→ Goal:
Can you pull out each line of the data below that includes the word "React"?

** start **

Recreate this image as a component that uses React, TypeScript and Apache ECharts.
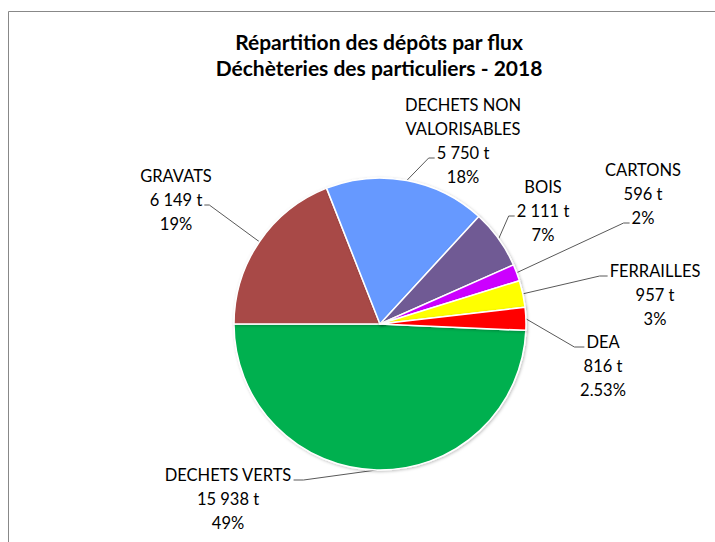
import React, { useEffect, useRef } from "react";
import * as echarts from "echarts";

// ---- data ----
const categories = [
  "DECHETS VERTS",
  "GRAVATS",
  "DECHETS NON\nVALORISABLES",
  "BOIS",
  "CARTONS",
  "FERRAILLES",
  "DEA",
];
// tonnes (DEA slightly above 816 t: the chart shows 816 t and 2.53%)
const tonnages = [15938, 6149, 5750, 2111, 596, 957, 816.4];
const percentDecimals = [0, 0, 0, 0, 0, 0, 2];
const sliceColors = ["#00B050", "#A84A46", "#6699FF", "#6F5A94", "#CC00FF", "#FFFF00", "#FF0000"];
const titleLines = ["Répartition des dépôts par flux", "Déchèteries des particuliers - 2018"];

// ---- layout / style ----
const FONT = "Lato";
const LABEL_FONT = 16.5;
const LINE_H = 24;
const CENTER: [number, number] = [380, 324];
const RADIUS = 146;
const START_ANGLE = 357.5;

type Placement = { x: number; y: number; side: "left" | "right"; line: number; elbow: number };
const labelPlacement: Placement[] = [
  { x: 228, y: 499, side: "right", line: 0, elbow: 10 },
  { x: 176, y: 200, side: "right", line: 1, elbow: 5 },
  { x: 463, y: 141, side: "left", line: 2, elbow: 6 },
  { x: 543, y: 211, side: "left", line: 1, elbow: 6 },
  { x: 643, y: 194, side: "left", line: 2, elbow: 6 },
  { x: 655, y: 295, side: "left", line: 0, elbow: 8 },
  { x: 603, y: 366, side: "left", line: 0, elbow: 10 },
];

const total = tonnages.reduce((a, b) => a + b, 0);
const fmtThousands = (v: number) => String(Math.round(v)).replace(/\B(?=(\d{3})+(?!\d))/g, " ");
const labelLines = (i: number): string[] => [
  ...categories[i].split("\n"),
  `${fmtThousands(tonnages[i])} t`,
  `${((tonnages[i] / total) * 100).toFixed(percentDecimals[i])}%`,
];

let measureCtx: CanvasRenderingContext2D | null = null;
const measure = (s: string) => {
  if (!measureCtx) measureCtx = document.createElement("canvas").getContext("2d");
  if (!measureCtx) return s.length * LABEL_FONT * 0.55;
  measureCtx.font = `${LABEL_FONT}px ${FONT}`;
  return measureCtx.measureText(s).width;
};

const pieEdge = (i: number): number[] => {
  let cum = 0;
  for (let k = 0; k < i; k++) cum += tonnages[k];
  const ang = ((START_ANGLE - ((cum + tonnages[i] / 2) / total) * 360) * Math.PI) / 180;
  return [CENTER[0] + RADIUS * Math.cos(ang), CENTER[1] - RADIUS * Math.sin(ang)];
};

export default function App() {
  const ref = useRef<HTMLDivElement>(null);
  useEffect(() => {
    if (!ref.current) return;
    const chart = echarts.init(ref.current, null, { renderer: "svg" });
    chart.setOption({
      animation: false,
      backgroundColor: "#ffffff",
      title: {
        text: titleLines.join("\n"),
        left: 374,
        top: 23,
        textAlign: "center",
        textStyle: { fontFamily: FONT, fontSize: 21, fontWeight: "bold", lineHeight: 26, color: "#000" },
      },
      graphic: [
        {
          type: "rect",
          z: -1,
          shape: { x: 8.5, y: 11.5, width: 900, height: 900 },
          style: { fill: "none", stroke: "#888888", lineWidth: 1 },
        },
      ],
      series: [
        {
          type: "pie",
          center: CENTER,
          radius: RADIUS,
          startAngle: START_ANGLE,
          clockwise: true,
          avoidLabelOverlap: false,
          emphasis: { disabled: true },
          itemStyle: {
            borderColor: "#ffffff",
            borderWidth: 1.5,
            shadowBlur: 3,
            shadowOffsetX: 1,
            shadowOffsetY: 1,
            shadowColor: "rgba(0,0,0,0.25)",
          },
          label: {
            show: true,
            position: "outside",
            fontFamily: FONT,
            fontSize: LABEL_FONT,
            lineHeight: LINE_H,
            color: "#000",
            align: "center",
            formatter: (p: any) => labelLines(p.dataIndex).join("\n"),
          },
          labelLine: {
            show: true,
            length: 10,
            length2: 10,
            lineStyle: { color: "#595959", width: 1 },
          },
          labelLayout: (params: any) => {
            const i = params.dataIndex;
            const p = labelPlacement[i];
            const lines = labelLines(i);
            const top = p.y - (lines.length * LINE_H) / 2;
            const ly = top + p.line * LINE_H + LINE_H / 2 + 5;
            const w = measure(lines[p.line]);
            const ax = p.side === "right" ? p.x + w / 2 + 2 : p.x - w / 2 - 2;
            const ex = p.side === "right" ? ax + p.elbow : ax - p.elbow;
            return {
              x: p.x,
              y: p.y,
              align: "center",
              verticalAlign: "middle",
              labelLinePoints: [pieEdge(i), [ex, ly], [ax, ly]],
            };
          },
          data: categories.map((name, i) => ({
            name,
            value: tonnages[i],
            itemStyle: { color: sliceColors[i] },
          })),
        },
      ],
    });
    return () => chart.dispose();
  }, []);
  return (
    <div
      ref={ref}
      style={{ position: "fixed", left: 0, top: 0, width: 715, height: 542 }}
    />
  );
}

** end **

→ Response to the task:
Recreate this image as a component that uses React, TypeScript and Apache ECharts.
import React, { useEffect, useRef } from "react";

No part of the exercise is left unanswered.